* EXERCISE DIRECTIONS: Your job is to retype all of the data word for word, leaving every image out.
=-=-=
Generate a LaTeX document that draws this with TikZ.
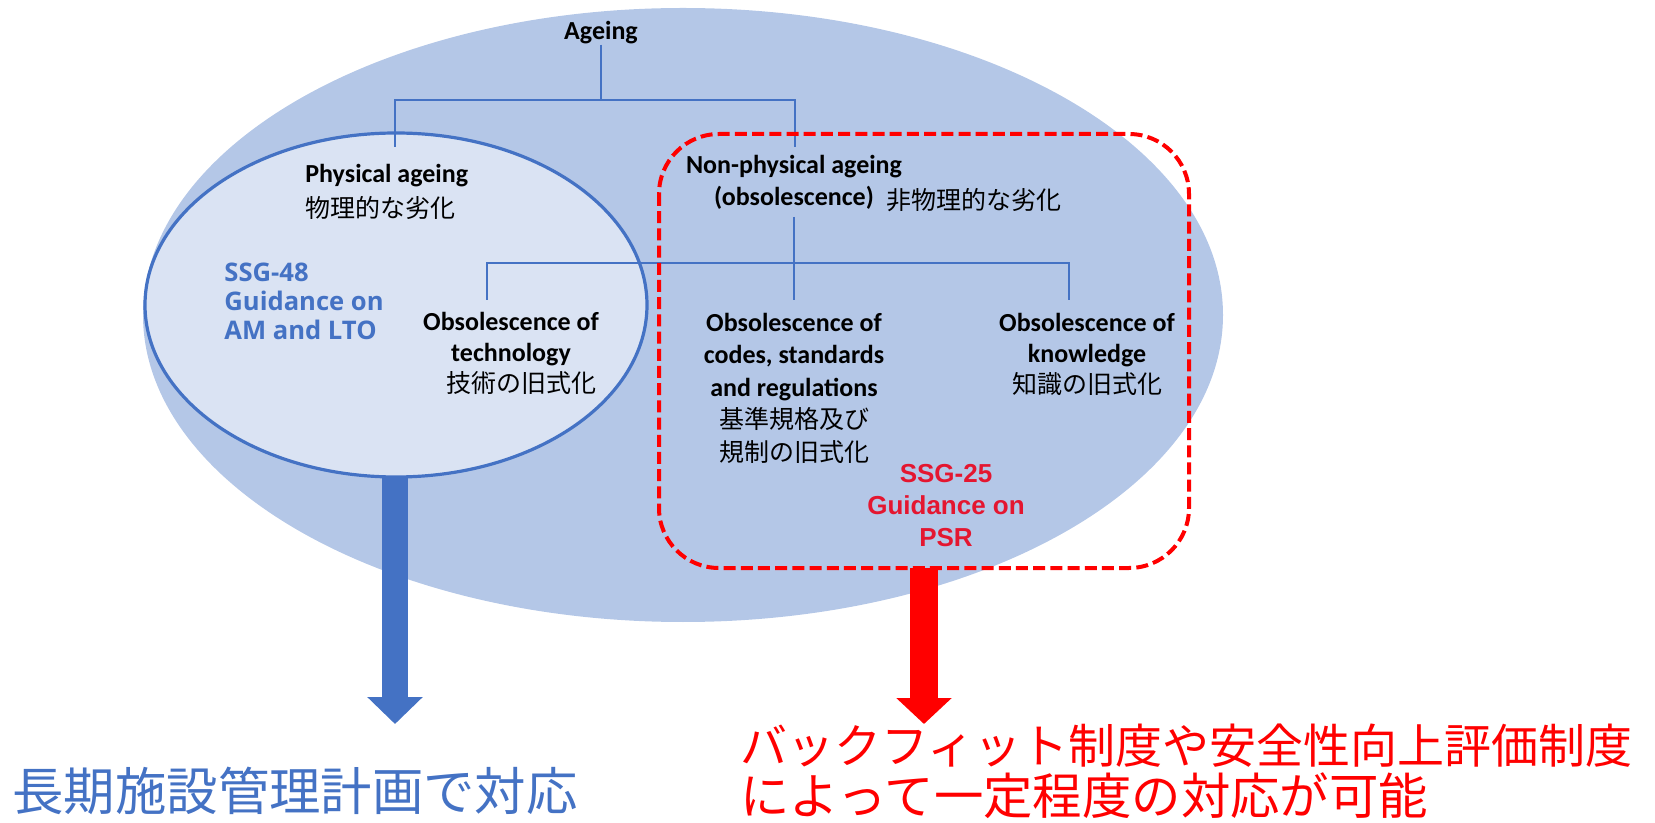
\documentclass[tikz,border=0pt]{standalone}
\usepackage{fontspec}
\setmainfont{Carlito}
\newfontfamily\jpfont{Noto Sans CJK JP}
\newfontfamily\ssgfont{Open Sans}
\newfontfamily\arialfont{Liberation Sans}
\usetikzlibrary{arrows.meta}
\definecolor{bigfill}{RGB}{180,199,231}
\definecolor{innerfill}{RGB}{218,227,243}
\definecolor{accent}{RGB}{68,114,196}
\definecolor{ssgred}{RGB}{228,22,48}
\definecolor{pure}{RGB}{255,0,0}
\newcommand{\jpl}[1]{{\jpfont\mdseries\fontsize{12.5}{16}\selectfont #1}}
\begin{document}
\begin{tikzpicture}[x=0.5pt,y=-0.5pt,
  treeline/.style={draw=accent, line width=0.75pt},
  lbl/.style={inner sep=0pt, text=black, align=center},
  engb/.style={font=\bfseries\fontsize{13}{#1}\selectfont},
  reddash/.style={draw=pure, line width=2pt, dash pattern=on 6pt off 2.6pt, rounded corners=30pt},
  bigarrow/.style={line width=#1, line cap=butt},
]
\useasboundingbox (0,0) rectangle (1655,823);
% ellipses
\fill[bigfill] (683,315) ellipse [x radius=540, y radius=307];
\filldraw[fill=innerfill, draw=accent, line width=1.6pt] (396,305) ellipse [x radius=251, y radius=172];

% labels
\node[lbl, engb=16pt] (ageing) at (601,33) {Ageing};
\node[lbl, engb=17.5pt, align=left, anchor=west] (phys) at (305,192) {Physical ageing\\\jpl{物理的な劣化}};
\node[lbl, engb=16pt] (np) at (794,182) {Non-physical ageing\\(obsolescence)};
\node[lbl, anchor=west] (npjp) at (886,200) {\jpl{非物理的な劣化}};
\node[lbl, engb=15.5pt] (tech) at (511,353) {Obsolescence of\\technology\\\hspace*{10pt}\jpl{技術の旧式化}};
\node[lbl, engb=16.25pt] (codes) at (794,388) {Obsolescence of\\codes, standards\\and regulations\\\jpl{基準規格及び}\\\jpl{規制の旧式化}};
\node[lbl, engb=15.5pt] (know) at (1087,354) {Obsolescence of\\knowledge\\\jpl{知識の旧式化}};
\node[lbl, align=left, anchor=west, text=accent, font=\ssgfont\bfseries\fontsize{12.8}{14.5}\selectfont] (ssg48) at (224,301) {SSG-48\\Guidance on\\AM and LTO};
\node[lbl, text=ssgred, font=\arialfont\bfseries\fontsize{13}{16}\selectfont] (ssg25) at (946,506) {SSG-25\\Guidance on\\PSR};

% tree connectors
\coordinate (jl) at (395,100);
\coordinate (jr) at (795,100);
\coordinate (pl) at (395,147);
\coordinate (pr) at (795,147);
\coordinate (k0) at (794,217);
\coordinate (kl) at (487,263);
\coordinate (kr) at (1069,263);
\coordinate (tl) at (487,300);
\coordinate (tc) at (794,300);
\coordinate (tr) at (1069,300);
\draw[treeline] (ageing.south) -- (ageing.south |- jr);
\draw[treeline] (pl) |- (jr) -- (pr);
\draw[treeline] (k0) -- (tc);
\draw[treeline] (tl) |- (kr) -- (tr);

% red dashed box
\draw[reddash] (659,134) rectangle (1189,568);

% arrows
\coordinate (innerbot) at (395,477);
\coordinate (bluetip) at (395,724);
\coordinate (boxbot) at (924,568);
\coordinate (redtip) at (924,724);
\draw[bigarrow=13pt, accent, -{Triangle[width=27pt,length=13.5pt]}] (innerbot) -- (bluetip);
\draw[bigarrow=14pt, pure, -{Triangle[width=27pt,length=13pt]}] (boxbot) -- (redtip);

% bottom texts
\node[lbl, anchor=west, text=accent, font=\jpfont\fontsize{25.7}{30}\selectfont] (bluetxt) at (12,791) {長期施設管理計画で対応};
\node[lbl, anchor=west, text=pure, font=\jpfont\fontsize{23.5}{28}\selectfont] (redtxt1) at (740,746) {バックフィット制度や安全性向上評価制度};
\node[lbl, anchor=west, text=pure, font=\jpfont\fontsize{24.7}{28}\selectfont] (redtxt2) at (740,796) {によって一定程度の対応が可能};
\end{tikzpicture}
\end{document}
=-=-=
* RESULT OF THE TASK:
Generate a LaTeX document that draws this with TikZ.
\documentclass[tikz,border=0pt]{standalone}
\usepackage{fontspec}
\setmainfont{Carlito}
\newfontfamily\jpfont{Noto Sans CJK JP}
\newfontfamily\ssgfont{Open Sans}
\newfontfamily\arialfont{Liberation Sans}
\usetikzlibrary{arrows.meta}
\definecolor{bigfill}{RGB}{180,199,231}
\definecolor{innerfill}{RGB}{218,227,243}
\definecolor{accent}{RGB}{68,114,196}
\definecolor{ssgred}{RGB}{228,22,48}
\definecolor{pure}{RGB}{255,0,0}
\newcommand{\jpl}[1]{{\jpfont\mdseries\fontsize{12.5}{16}\selectfont #1}}
\begin{document}
\begin{tikzpicture}[x=0.5pt,y=-0.5pt,
  treeline/.style={draw=accent, line width=0.75pt},
  lbl/.style={inner sep=0pt, text=black, align=center},
  engb/.style={font=\bfseries\fontsize{13}{#1}\selectfont},
  reddash/.style={draw=pure, line width=2pt, dash pattern=on 6pt off 2.6pt, rounded corners=30pt},
  bigarrow/.style={line width=#1, line cap=butt},
]
\useasboundingbox (0,0) rectangle (1655,823);
% ellipses
\fill[bigfill] (683,315) ellipse [x radius=540, y radius=307];
\filldraw[fill=innerfill, draw=accent, line width=1.6pt] (396,305) ellipse [x radius=251, y radius=172];

% labels
\node[lbl, engb=16pt] (ageing) at (601,33) {Ageing};
\node[lbl, engb=17.5pt, align=left, anchor=west] (phys) at (305,192) {Physical ageing\\\jpl{物理的な劣化}};
\node[lbl, engb=16pt] (np) at (794,182) {Non-physical ageing\\(obsolescence)};
\node[lbl, anchor=west] (npjp) at (886,200) {\jpl{非物理的な劣化}};
\node[lbl, engb=15.5pt] (tech) at (511,353) {Obsolescence of\\technology\\\hspace*{10pt}\jpl{技術の旧式化}};
\node[lbl, engb=16.25pt] (codes) at (794,388) {Obsolescence of\\codes, standards\\and regulations\\\jpl{基準規格及び}\\\jpl{規制の旧式化}};
\node[lbl, engb=15.5pt] (know) at (1087,354) {Obsolescence of\\knowledge\\\jpl{知識の旧式化}};
\node[lbl, align=left, anchor=west, text=accent, font=\ssgfont\bfseries\fontsize{12.8}{14.5}\selectfont] (ssg48) at (224,301) {SSG-48\\Guidance on\\AM and LTO};
\node[lbl, text=ssgred, font=\arialfont\bfseries\fontsize{13}{16}\selectfont] (ssg25) at (946,506) {SSG-25\\Guidance on\\PSR};

% tree connectors
\coordinate (jl) at (395,100);
\coordinate (jr) at (795,100);
\coordinate (pl) at (395,147);
\coordinate (pr) at (795,147);
\coordinate (k0) at (794,217);
\coordinate (kl) at (487,263);
\coordinate (kr) at (1069,263);
\coordinate (tl) at (487,300);
\coordinate (tc) at (794,300);
\coordinate (tr) at (1069,300);
\draw[treeline] (ageing.south) -- (ageing.south |- jr);
\draw[treeline] (pl) |- (jr) -- (pr);
\draw[treeline] (k0) -- (tc);
\draw[treeline] (tl) |- (kr) -- (tr);

% red dashed box
\draw[reddash] (659,134) rectangle (1189,568);

% arrows
\coordinate (innerbot) at (395,477);
\coordinate (bluetip) at (395,724);
\coordinate (boxbot) at (924,568);
\coordinate (redtip) at (924,724);
\draw[bigarrow=13pt, accent, -{Triangle[width=27pt,length=13.5pt]}] (innerbot) -- (bluetip);
\draw[bigarrow=14pt, pure, -{Triangle[width=27pt,length=13pt]}] (boxbot) -- (redtip);

% bottom texts
\node[lbl, anchor=west, text=accent, font=\jpfont\fontsize{25.7}{30}\selectfont] (bluetxt) at (12,791) {長期施設管理計画で対応};
\node[lbl, anchor=west, text=pure, font=\jpfont\fontsize{23.5}{28}\selectfont] (redtxt1) at (740,746) {バックフィット制度や安全性向上評価制度};
\node[lbl, anchor=west, text=pure, font=\jpfont\fontsize{24.7}{28}\selectfont] (redtxt2) at (740,796) {によって一定程度の対応が可能};
\end{tikzpicture}
\end{document}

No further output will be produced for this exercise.